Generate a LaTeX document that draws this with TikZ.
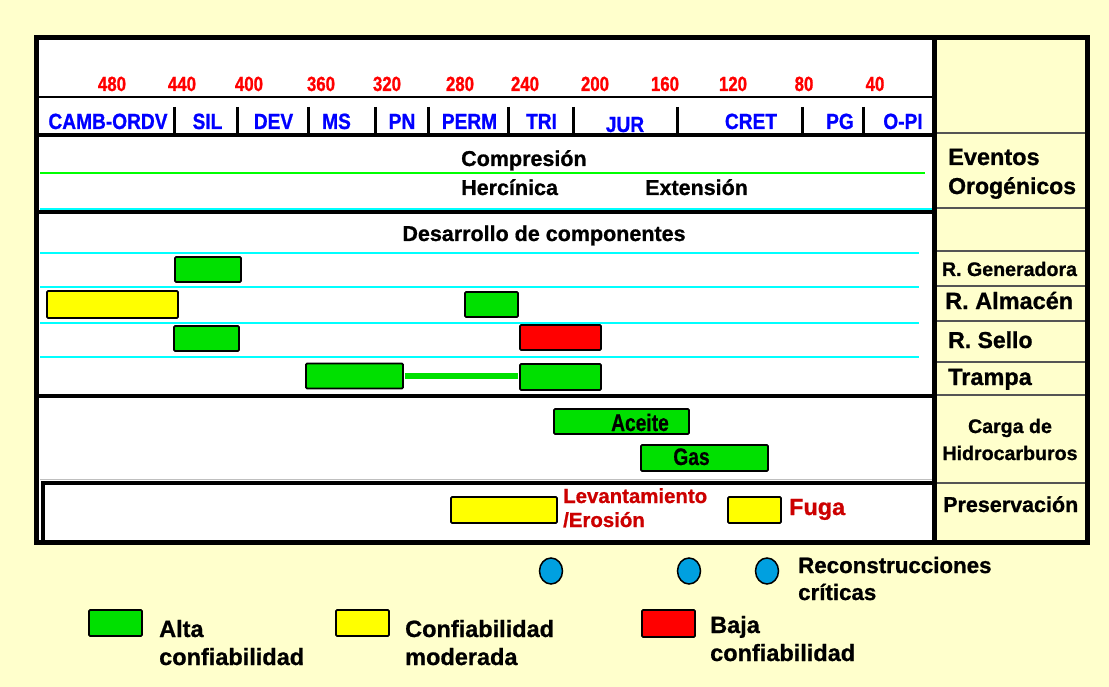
\documentclass[tikz,border=0pt]{standalone}
\usepackage{fontspec}
\usetikzlibrary{shapes.geometric}
\setmainfont{Liberation Sans}[BoldFeatures={FakeBold=0.9}]
\newfontfamily\numfont{Liberation Sans}[FakeStretch=0.82,BoldFeatures={FakeBold=0.9}]
\newfontfamily\perfont{Liberation Sans}[FakeStretch=0.87,BoldFeatures={FakeBold=0.9}]
\newfontfamily\barfont{Liberation Sans}[FakeStretch=0.8,BoldFeatures={FakeBold=0.5}]
\definecolor{bgyel}{HTML}{FFFFCC}
\definecolor{bargreen}{HTML}{00E000}
\definecolor{baryel}{HTML}{FFFF00}
\definecolor{barred}{HTML}{FF0000}
\definecolor{numred}{HTML}{FF0000}
\definecolor{darkred}{HTML}{CC0000}
\definecolor{perblue}{HTML}{0000FF}
\definecolor{cyanline}{HTML}{00FFFF}
\definecolor{greenline}{HTML}{00FF00}
\definecolor{ellblue}{HTML}{00A0E0}
\definecolor{sepgray}{HTML}{555555}
\begin{document}
\begin{tikzpicture}[x=1pt,y=-1pt,
  num/.style={text=numred, font={\numfont\bfseries\fontsize{20.5}{20.5}\selectfont}, anchor=base, inner sep=0},
  per/.style={text=perblue, font={\perfont\bfseries\fontsize{22}{22}\selectfont}, anchor=base, inner sep=0},
  lbl/.style={font={\bfseries\fontsize{21.5}{21.5}\selectfont}, anchor=base west, inner sep=0},
  rlbl/.style={font={\bfseries\fontsize{23.5}{23.5}\selectfont}, anchor=base west, inner sep=0},
  slbl/.style={font={\bfseries\fontsize{19.6}{19.6}\selectfont}, anchor=base, inner sep=0},
  leg/.style={font={\bfseries\fontsize{23.5}{23.5}\selectfont}, anchor=base west, inner sep=0},
  redlbl/.style={text=darkred, font={\bfseries\fontsize{20.4}{20.4}\selectfont}, anchor=base west, inner sep=0},
  bartxt/.style={font={\barfont\bfseries\fontsize{24}{24}\selectfont}, anchor=base, inner sep=0},
  bar/.style={draw=black, line width=1.8, rounded corners=1.2, inner sep=0},
  gbar/.style={bar, fill=bargreen},
  ybar/.style={bar, fill=baryel},
  rbar/.style={bar, fill=barred},
  thick sep/.style={line width=4},
  cline/.style={cyanline, line width=2},
  rsep/.style={sepgray, line width=1.2},
  recon/.style={ellipse, draw=black, fill=ellblue, line width=1.5, minimum width=23, minimum height=26, inner sep=0}
]
\useasboundingbox (0,0) rectangle (1109,687);
\fill[bgyel] (0,0) rectangle (1109,687);
% panels
\fill[white] (37,38) rectangle (934,542);
\fill[bgyel] (934,38) rectangle (1087,542);

% right column separators
\foreach \yy in {133,208,251,286,321,362,395,483}
  \draw[rsep] (934,\yy) -- (1087,\yy);

% time scale
\draw[line width=2.5] (37,97) -- (934,97);
\foreach \xx in {174,237,308,375,428,508,573,677,802,863}
  \draw[line width=3] (\xx,107) -- (\xx,133);
\draw[thick sep] (37,135.5) -- (934,135.5);

\node[num] (n480) at (112,91) {480};
\node[num] (n440) at (182,91) {440};
\node[num] (n400) at (249,91) {400};
\node[num] (n360) at (321,91) {360};
\node[num] (n320) at (387,91) {320};
\node[num] (n280) at (460,91) {280};
\node[num] (n240) at (525,91) {240};
\node[num] (n200) at (595,91) {200};
\node[num] (n160) at (665,91) {160};
\node[num] (n120) at (733,91) {120};
\node[num] (n80) at (804,91) {80};
\node[num] (n40) at (875,91) {40};

\node[per] (pcamb) at (108,129) {CAMB-ORDV};
\node[per] (psil) at (207.5,129) {SIL};
\node[per] (pdev) at (273.5,129) {DEV};
\node[per] (pms) at (336.5,129) {MS};
\node[per] (ppn) at (402,129) {PN};
\node[per] (pperm) at (469.5,129) {PERM};
\node[per] (ptri) at (541.5,129) {TRI};
\node[per] (pjur) at (625,132) {JUR};
\node[per] (pcret) at (751,129) {CRET};
\node[per] (ppg) at (840,129) {PG};
\node[per] (popi) at (903,129) {O-PI};

% orogenic events
\draw[greenline, line width=2] (40,173) -- (925,173);
\draw[cyanline, line width=1.5] (40,209) -- (932,209);
\draw[thick sep] (37,212) -- (934,212);
\node[lbl] (comp) at (461,166) {Compresión};
\node[lbl] (herc) at (461,195) {Hercínica};
\node[lbl] (ext) at (645,195) {Extensión};

% components
\node[lbl, anchor=base] (desa) at (544,241) {Desarrollo de componentes};
\foreach \yy in {253,287,323,357}
  \draw[cline] (40,\yy) -- (919,\yy);
\draw[thick sep] (37,395.5) -- (934,395.5);
\draw[gray!50, line width=1] (40,479) -- (932,479);

\node[gbar, minimum width=66, minimum height=25] (gen) at (208,269.5) {};
\node[ybar, minimum width=131, minimum height=27] (almY) at (112.5,304.5) {};
\node[gbar, minimum width=53, minimum height=25] (almG) at (491.5,304.5) {};
\node[gbar, minimum width=65, minimum height=25] (selG) at (206.5,338.5) {};
\node[rbar, minimum width=81, minimum height=25] (selR) at (560.5,337.5) {};
\node[gbar, minimum width=97, minimum height=25] (tr1) at (354.5,376) {};
\node[gbar, minimum width=81, minimum height=26] (tr2) at (560.5,377) {};
\draw[bargreen, line width=6, shorten <=1, shorten >=1] (tr1.east) -- (tr2.west |- tr1.east);

% charge
\node[gbar, minimum width=135, minimum height=25] (oil) at (621.5,421.5) {};
\node[gbar, minimum width=127, minimum height=26] (gas) at (704.5,458) {};
\node[bartxt] (oiltxt) at (640,431) {Aceite};
\node[bartxt] (gastxt) at (691.5,465) {Gas};

% preservation
\draw[line width=3.5] (43,542) -- (43,483) -- (934,483);
\node[ybar, minimum width=106, minimum height=26] (lev) at (504,510) {};
\node[ybar, minimum width=53, minimum height=26] (fuga) at (754.5,510) {};
\node[redlbl] (levtxt1) at (563,503) {Levantamiento};
\node[redlbl] (levtxt2) at (563,527) {/Erosión};
\node[redlbl, font={\bfseries\fontsize{23.4}{23.4}\selectfont}] (fugatxt) at (789,515) {Fuga};

% right column labels
\node[rlbl] (ev1) at (948,165) {Eventos};
\node[rlbl, font={\bfseries\fontsize{23}{23}\selectfont}] (ev2) at (948,194) {Orogénicos};
\node[slbl] (rgen) at (1009.5,276) {R. Generadora};
\node[rlbl] (ralm) at (945,309) {R. Almacén};
\node[rlbl, font={\bfseries\fontsize{23}{23}\selectfont}] (rsel) at (948,348) {R. Sello};
\node[rlbl] (rtra) at (948,385) {Trampa};
\node[slbl] (carga1) at (1010,433) {Carga de};
\node[slbl] (carga2) at (1010,460) {Hidrocarburos};
\node[rlbl, font={\bfseries\fontsize{21.5}{21.5}\selectfont}] (pres) at (943,512) {Preservación};

% borders
\draw[line width=5] (934,38) -- (934,542);
\draw[line width=5] (36.5,38) rectangle (1087.5,542.5);

% legend
\node[recon] (rc1) at (551,571) {};
\node[recon] (rc2) at (689,571) {};
\node[recon] (rc3) at (767,571) {};
\node[leg, font={\bfseries\fontsize{22.3}{22.3}\selectfont}] (rctxt1) at (798,573) {Reconstrucciones};
\node[leg, font={\bfseries\fontsize{22.3}{22.3}\selectfont}] (rctxt2) at (798,600) {críticas};

\node[gbar, minimum width=53, minimum height=26] (lg) at (115.5,623) {};
\node[leg] (lgt1) at (159,637) {Alta};
\node[leg] (lgt2) at (159,665) {confiabilidad};
\node[ybar, minimum width=53, minimum height=26] (ly) at (362.5,623) {};
\node[leg] (lyt1) at (405,637) {Confiabilidad};
\node[leg] (lyt2) at (405,665) {moderada};
\node[rbar, minimum width=53, minimum height=27] (lr) at (668.5,623.5) {};
\node[leg] (lrt1) at (710,633) {Baja};
\node[leg] (lrt2) at (710,661) {confiabilidad};
\end{tikzpicture}
\end{document}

★ ★ ★ ★ ★ ★ ★

__Task goal__. Repeat only what lies between the start of the data and the end of the line containing "(934,38) rectangle (1087,542);", exactly, with pictures left out.

__Result__.
Generate a LaTeX document that draws this with TikZ.
\documentclass[tikz,border=0pt]{standalone}
\usepackage{fontspec}
\usetikzlibrary{shapes.geometric}
\setmainfont{Liberation Sans}[BoldFeatures={FakeBold=0.9}]
\newfontfamily\numfont{Liberation Sans}[FakeStretch=0.82,BoldFeatures={FakeBold=0.9}]
\newfontfamily\perfont{Liberation Sans}[FakeStretch=0.87,BoldFeatures={FakeBold=0.9}]
\newfontfamily\barfont{Liberation Sans}[FakeStretch=0.8,BoldFeatures={FakeBold=0.5}]
\definecolor{bgyel}{HTML}{FFFFCC}
\definecolor{bargreen}{HTML}{00E000}
\definecolor{baryel}{HTML}{FFFF00}
\definecolor{barred}{HTML}{FF0000}
\definecolor{numred}{HTML}{FF0000}
\definecolor{darkred}{HTML}{CC0000}
\definecolor{perblue}{HTML}{0000FF}
\definecolor{cyanline}{HTML}{00FFFF}
\definecolor{greenline}{HTML}{00FF00}
\definecolor{ellblue}{HTML}{00A0E0}
\definecolor{sepgray}{HTML}{555555}
\begin{document}
\begin{tikzpicture}[x=1pt,y=-1pt,
  num/.style={text=numred, font={\numfont\bfseries\fontsize{20.5}{20.5}\selectfont}, anchor=base, inner sep=0},
  per/.style={text=perblue, font={\perfont\bfseries\fontsize{22}{22}\selectfont}, anchor=base, inner sep=0},
  lbl/.style={font={\bfseries\fontsize{21.5}{21.5}\selectfont}, anchor=base west, inner sep=0},
  rlbl/.style={font={\bfseries\fontsize{23.5}{23.5}\selectfont}, anchor=base west, inner sep=0},
  slbl/.style={font={\bfseries\fontsize{19.6}{19.6}\selectfont}, anchor=base, inner sep=0},
  leg/.style={font={\bfseries\fontsize{23.5}{23.5}\selectfont}, anchor=base west, inner sep=0},
  redlbl/.style={text=darkred, font={\bfseries\fontsize{20.4}{20.4}\selectfont}, anchor=base west, inner sep=0},
  bartxt/.style={font={\barfont\bfseries\fontsize{24}{24}\selectfont}, anchor=base, inner sep=0},
  bar/.style={draw=black, line width=1.8, rounded corners=1.2, inner sep=0},
  gbar/.style={bar, fill=bargreen},
  ybar/.style={bar, fill=baryel},
  rbar/.style={bar, fill=barred},
  thick sep/.style={line width=4},
  cline/.style={cyanline, line width=2},
  rsep/.style={sepgray, line width=1.2},
  recon/.style={ellipse, draw=black, fill=ellblue, line width=1.5, minimum width=23, minimum height=26, inner sep=0}
]
\useasboundingbox (0,0) rectangle (1109,687);
\fill[bgyel] (0,0) rectangle (1109,687);
% panels
\fill[white] (37,38) rectangle (934,542);
\fill[bgyel] (934,38) rectangle (1087,542);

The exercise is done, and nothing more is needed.